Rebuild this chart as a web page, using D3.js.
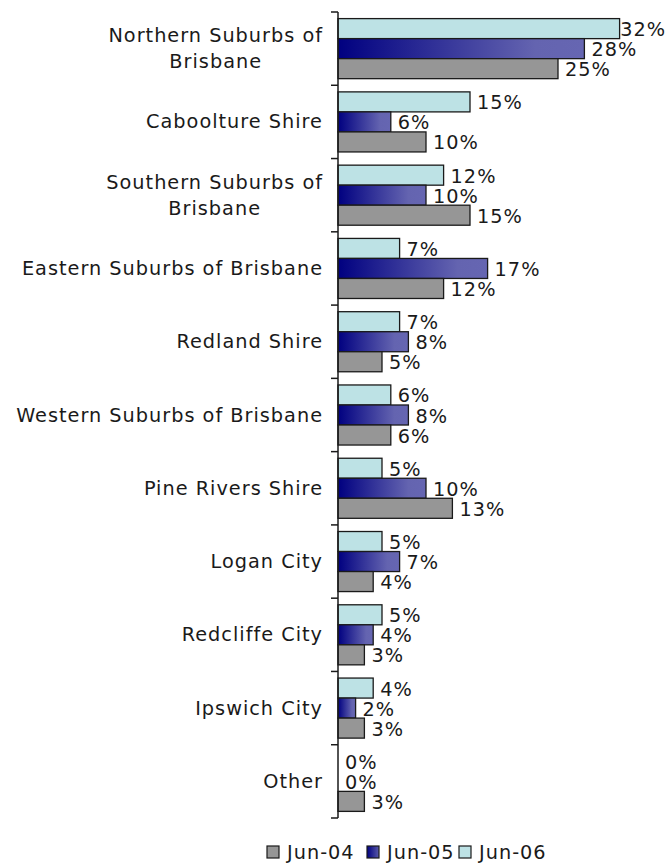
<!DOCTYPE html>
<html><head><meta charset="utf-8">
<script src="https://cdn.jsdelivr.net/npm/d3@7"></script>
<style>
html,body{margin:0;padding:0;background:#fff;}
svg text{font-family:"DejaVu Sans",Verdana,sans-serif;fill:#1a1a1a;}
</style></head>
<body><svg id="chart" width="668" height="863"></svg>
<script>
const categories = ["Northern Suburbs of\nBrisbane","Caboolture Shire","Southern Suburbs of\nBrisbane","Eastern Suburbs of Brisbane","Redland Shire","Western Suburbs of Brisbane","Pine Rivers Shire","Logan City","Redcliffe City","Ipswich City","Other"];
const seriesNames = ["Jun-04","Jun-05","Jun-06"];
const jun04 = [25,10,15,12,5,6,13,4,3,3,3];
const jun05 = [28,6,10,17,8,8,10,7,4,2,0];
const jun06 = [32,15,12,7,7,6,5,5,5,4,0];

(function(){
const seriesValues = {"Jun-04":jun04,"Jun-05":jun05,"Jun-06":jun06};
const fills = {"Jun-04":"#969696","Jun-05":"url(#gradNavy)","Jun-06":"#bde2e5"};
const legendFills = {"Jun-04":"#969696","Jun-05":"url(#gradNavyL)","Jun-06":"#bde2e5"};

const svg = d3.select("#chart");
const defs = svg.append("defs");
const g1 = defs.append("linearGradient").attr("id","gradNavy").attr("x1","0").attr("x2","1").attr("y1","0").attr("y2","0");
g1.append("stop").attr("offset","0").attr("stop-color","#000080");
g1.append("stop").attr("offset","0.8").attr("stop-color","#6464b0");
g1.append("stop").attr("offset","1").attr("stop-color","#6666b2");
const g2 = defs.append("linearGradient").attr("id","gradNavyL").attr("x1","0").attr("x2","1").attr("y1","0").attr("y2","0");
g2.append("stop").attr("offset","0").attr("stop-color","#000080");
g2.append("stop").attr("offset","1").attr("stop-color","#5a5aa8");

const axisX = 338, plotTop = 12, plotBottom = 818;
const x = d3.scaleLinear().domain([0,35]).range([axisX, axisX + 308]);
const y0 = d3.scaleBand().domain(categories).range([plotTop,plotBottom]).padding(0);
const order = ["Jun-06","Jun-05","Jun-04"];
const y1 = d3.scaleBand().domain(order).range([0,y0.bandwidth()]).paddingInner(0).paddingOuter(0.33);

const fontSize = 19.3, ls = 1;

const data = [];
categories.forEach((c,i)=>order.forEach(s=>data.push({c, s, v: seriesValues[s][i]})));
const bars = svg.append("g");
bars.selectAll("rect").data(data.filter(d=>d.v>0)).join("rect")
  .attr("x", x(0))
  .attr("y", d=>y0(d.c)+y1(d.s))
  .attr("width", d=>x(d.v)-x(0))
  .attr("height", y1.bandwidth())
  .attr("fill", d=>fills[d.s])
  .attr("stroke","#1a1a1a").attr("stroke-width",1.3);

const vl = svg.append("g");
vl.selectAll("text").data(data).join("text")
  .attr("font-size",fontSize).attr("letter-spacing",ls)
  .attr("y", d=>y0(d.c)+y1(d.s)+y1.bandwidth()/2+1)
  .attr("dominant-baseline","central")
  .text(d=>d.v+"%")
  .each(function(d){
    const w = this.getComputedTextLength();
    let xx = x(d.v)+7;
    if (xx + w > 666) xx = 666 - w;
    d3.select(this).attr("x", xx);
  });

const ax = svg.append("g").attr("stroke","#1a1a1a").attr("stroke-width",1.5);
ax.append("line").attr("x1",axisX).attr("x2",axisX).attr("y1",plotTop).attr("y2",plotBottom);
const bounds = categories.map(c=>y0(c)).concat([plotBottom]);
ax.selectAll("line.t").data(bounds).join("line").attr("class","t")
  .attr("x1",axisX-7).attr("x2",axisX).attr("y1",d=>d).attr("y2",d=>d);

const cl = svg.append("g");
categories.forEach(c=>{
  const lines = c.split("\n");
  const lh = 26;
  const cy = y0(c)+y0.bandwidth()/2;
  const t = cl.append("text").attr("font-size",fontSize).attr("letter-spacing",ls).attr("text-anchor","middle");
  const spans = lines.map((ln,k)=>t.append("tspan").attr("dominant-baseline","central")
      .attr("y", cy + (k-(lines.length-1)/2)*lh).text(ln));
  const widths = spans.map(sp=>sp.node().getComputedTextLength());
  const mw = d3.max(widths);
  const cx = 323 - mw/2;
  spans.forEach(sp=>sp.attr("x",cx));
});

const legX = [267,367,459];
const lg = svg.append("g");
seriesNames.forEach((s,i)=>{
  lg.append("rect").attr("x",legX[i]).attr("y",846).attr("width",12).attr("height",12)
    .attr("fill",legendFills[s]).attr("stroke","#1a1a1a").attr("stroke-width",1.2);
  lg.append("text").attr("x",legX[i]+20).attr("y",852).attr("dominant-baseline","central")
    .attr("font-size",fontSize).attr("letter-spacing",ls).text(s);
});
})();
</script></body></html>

• • •

*What is expected*: Output a faithful copy of the data, with each picture left out.

*Answer for the task*:
Rebuild this chart as a web page, using D3.js.
<!DOCTYPE html>
<html><head><meta charset="utf-8">
<script src="https://cdn.jsdelivr.net/npm/d3@7"></script>
<style>
html,body{margin:0;padding:0;background:#fff;}
svg text{font-family:"DejaVu Sans",Verdana,sans-serif;fill:#1a1a1a;}
</style></head>
<body><svg id="chart" width="668" height="863"></svg>
<script>
const categories = ["Northern Suburbs of\nBrisbane","Caboolture Shire","Southern Suburbs of\nBrisbane","Eastern Suburbs of Brisbane","Redland Shire","Western Suburbs of Brisbane","Pine Rivers Shire","Logan City","Redcliffe City","Ipswich City","Other"];
const seriesNames = ["Jun-04","Jun-05","Jun-06"];
const jun04 = [25,10,15,12,5,6,13,4,3,3,3];
const jun05 = [28,6,10,17,8,8,10,7,4,2,0];
const jun06 = [32,15,12,7,7,6,5,5,5,4,0];

(function(){
const seriesValues = {"Jun-04":jun04,"Jun-05":jun05,"Jun-06":jun06};
const fills = {"Jun-04":"#969696","Jun-05":"url(#gradNavy)","Jun-06":"#bde2e5"};
const legendFills = {"Jun-04":"#969696","Jun-05":"url(#gradNavyL)","Jun-06":"#bde2e5"};

const svg = d3.select("#chart");
const defs = svg.append("defs");
const g1 = defs.append("linearGradient").attr("id","gradNavy").attr("x1","0").attr("x2","1").attr("y1","0").attr("y2","0");
g1.append("stop").attr("offset","0").attr("stop-color","#000080");
g1.append("stop").attr("offset","0.8").attr("stop-color","#6464b0");
g1.append("stop").attr("offset","1").attr("stop-color","#6666b2");
const g2 = defs.append("linearGradient").attr("id","gradNavyL").attr("x1","0").attr("x2","1").attr("y1","0").attr("y2","0");
g2.append("stop").attr("offset","0").attr("stop-color","#000080");
g2.append("stop").attr("offset","1").attr("stop-color","#5a5aa8");

const axisX = 338, plotTop = 12, plotBottom = 818;
const x = d3.scaleLinear().domain([0,35]).range([axisX, axisX + 308]);
const y0 = d3.scaleBand().domain(categories).range([plotTop,plotBottom]).padding(0);
const order = ["Jun-06","Jun-05","Jun-04"];
const y1 = d3.scaleBand().domain(order).range([0,y0.bandwidth()]).paddingInner(0).paddingOuter(0.33);

const fontSize = 19.3, ls = 1;

const data = [];
categories.forEach((c,i)=>order.forEach(s=>data.push({c, s, v: seriesValues[s][i]})));
const bars = svg.append("g");
bars.selectAll("rect").data(data.filter(d=>d.v>0)).join("rect")
  .attr("x", x(0))
  .attr("y", d=>y0(d.c)+y1(d.s))
  .attr("width", d=>x(d.v)-x(0))
  .attr("height", y1.bandwidth())
  .attr("fill", d=>fills[d.s])
  .attr("stroke","#1a1a1a").attr("stroke-width",1.3);

const vl = svg.append("g");
vl.selectAll("text").data(data).join("text")
  .attr("font-size",fontSize).attr("letter-spacing",ls)
  .attr("y", d=>y0(d.c)+y1(d.s)+y1.bandwidth()/2+1)
  .attr("dominant-baseline","central")
  .text(d=>d.v+"%")
  .each(function(d){
    const w = this.getComputedTextLength();
    let xx = x(d.v)+7;
    if (xx + w > 666) xx = 666 - w;
    d3.select(this).attr("x", xx);
  });

const ax = svg.append("g").attr("stroke","#1a1a1a").attr("stroke-width",1.5);
ax.append("line").attr("x1",axisX).attr("x2",axisX).attr("y1",plotTop).attr("y2",plotBottom);
const bounds = categories.map(c=>y0(c)).concat([plotBottom]);
ax.selectAll("line.t").data(bounds).join("line").attr("class","t")
  .attr("x1",axisX-7).attr("x2",axisX).attr("y1",d=>d).attr("y2",d=>d);

const cl = svg.append("g");
categories.forEach(c=>{
  const lines = c.split("\n");
  const lh = 26;
  const cy = y0(c)+y0.bandwidth()/2;
  const t = cl.append("text").attr("font-size",fontSize).attr("letter-spacing",ls).attr("text-anchor","middle");
  const spans = lines.map((ln,k)=>t.append("tspan").attr("dominant-baseline","central")
      .attr("y", cy + (k-(lines.length-1)/2)*lh).text(ln));
  const widths = spans.map(sp=>sp.node().getComputedTextLength());
  const mw = d3.max(widths);
  const cx = 323 - mw/2;
  spans.forEach(sp=>sp.attr("x",cx));
});

const legX = [267,367,459];
const lg = svg.append("g");
seriesNames.forEach((s,i)=>{
  lg.append("rect").attr("x",legX[i]).attr("y",846).attr("width",12).attr("height",12)
    .attr("fill",legendFills[s]).attr("stroke","#1a1a1a").attr("stroke-width",1.2);
  lg.append("text").attr("x",legX[i]+20).attr("y",852).attr("dominant-baseline","central")
    .attr("font-size",fontSize).attr("letter-spacing",ls).text(s);
});
})();
</script></body></html>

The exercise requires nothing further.